October 12, 2018
Last week, ISS and the Council for Institutional Investors (CII) launched a new – and highly flawed – public relations campaign in an effort to defend against the growing concern over practices of the proxy advisory industry and its impact on everyday investors. In addition to misstatements and factual inaccuracies – all debunked HERE — the new effort relies heavily on a misleading poll from Morning Consult in an effort to claim that voters do not support H.R. 4015, the Corporate Governance Reform and Transparency Act of 2017.
The campaign’s portrayal of the poll misrepresents its actual findings.
- For starters, totals are creatively added to create misleading sums. The website reports that “a vast majority – 61 percent – oppose their Senator backing H.R. 4015,” when that is plainly not the result obtained. The breakdown of data shows that only 15 percent of those polled strongly oppose the legislation and 17 percent somewhat oppose it – a total of only 32 percent of registered voters, not the 61 percent they claim. That’s hardly more than half as the campaign suggests, so how did they reach 61 percent? ISS and CII’s new effort negated people who either responded don’t know or had no opinion. This is nearly half of the respondents. The results were then recalculated among those who chose a side, radically and artificially inflating those who oppose the legislation.
- Next up, the questions asked in the poll are flawed. The questions in the poll don’t effectively assess voter views because most of them misrepresent the issues at hand in H.R. 4015. The poll questions are designed to lead people down a path that suggest the law is far more nefarious than it is. One of the poll questions was written as follows: “Going back to proxy advisors the companies hired to provide institutional investors with research and independent voting recommendations for public corporations shareholder meetings in your own opinion, who do you believe should get the first look at research and recommendations prepared by proxy advisors?” Taking away basic fact that the phrasing of that question would be confusing to most people, that question moves away from the content of legislation, which is designed to comprehensively protect retail investors and the U.S. economy “by fostering accountability, transparency, responsiveness, and competition in the proxy advisory firm industry,” not to determine who gets a first look at proxy advisory recommendations.
Despite what the campaign would have you believe, H.R. 4015 does not allow CEOs and management teams to interfere in corporate voting matters, but rather:
- Brings about transparency in the industry by requiring disclosure of firm structure, potential conflicts of interest and research methods and processes used; and,
- Fosters fairness by compelling the inclusion of processes by which the information used by the proxy advisory firms to make their recommendations can be corrected, clarified or updated.
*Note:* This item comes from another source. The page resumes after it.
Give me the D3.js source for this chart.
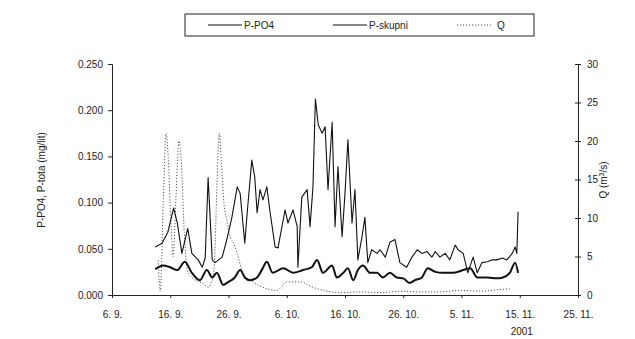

This is a key fact as the provision requiring proxy advisory firms to implement a process by which erroneous data can be corrected or updated is crucial to protect both shareholders and the economy. First, this ensures that the information on which the recommendations are based is accurate. Currently, shareholders have no way to verify that the recommendations being made based on or that their shares are being voted based on accurate information. By requiring the proxy advisory firms to implement a process, H.R. 4015 aims to protect shareholders’ right to fair, accurate information and give companies a means by which they can question the accuracy or analysis of proxy advisory firms’ recommendations.
There have, in fact, been instances in which ISS issued recommendations based on erroneous or misrepresented information. For example, Abbott Laboratories wrote a letter to ISS detailing a number of factual misrepresentations in its analysis and tried to meet with them to address these issues, but ISS continued to ignore them – something that would have been prevented under H.R. 4015.
Second, implementing a standard process ensures there will be enough time for this to take place so that a vote doesn’t have to be decided before the information can be properly reviewed. According to the 2018 Proxy Season Survey from the U.S. Chamber of Commerce’s Center for Capital Markets Competitiveness, “the amount of time companies were given to respond to recommendations varied” and companies commonly reported that only one to two days lapsed between when recommendations were issued and when votes were held. Some even reported having less than an hour. That is certainly not enough time to give a recommendation proper consideration. Companies must be given “reasonable time,” defined as no less than three business days under the new law, to ensure enough time for true review and consideration.
Bottom line: This poll has more problems than answers. Main street investors want and deserve to know how their money is being voted on based on facts and figures, and H.R. 4015 is a step in that direction.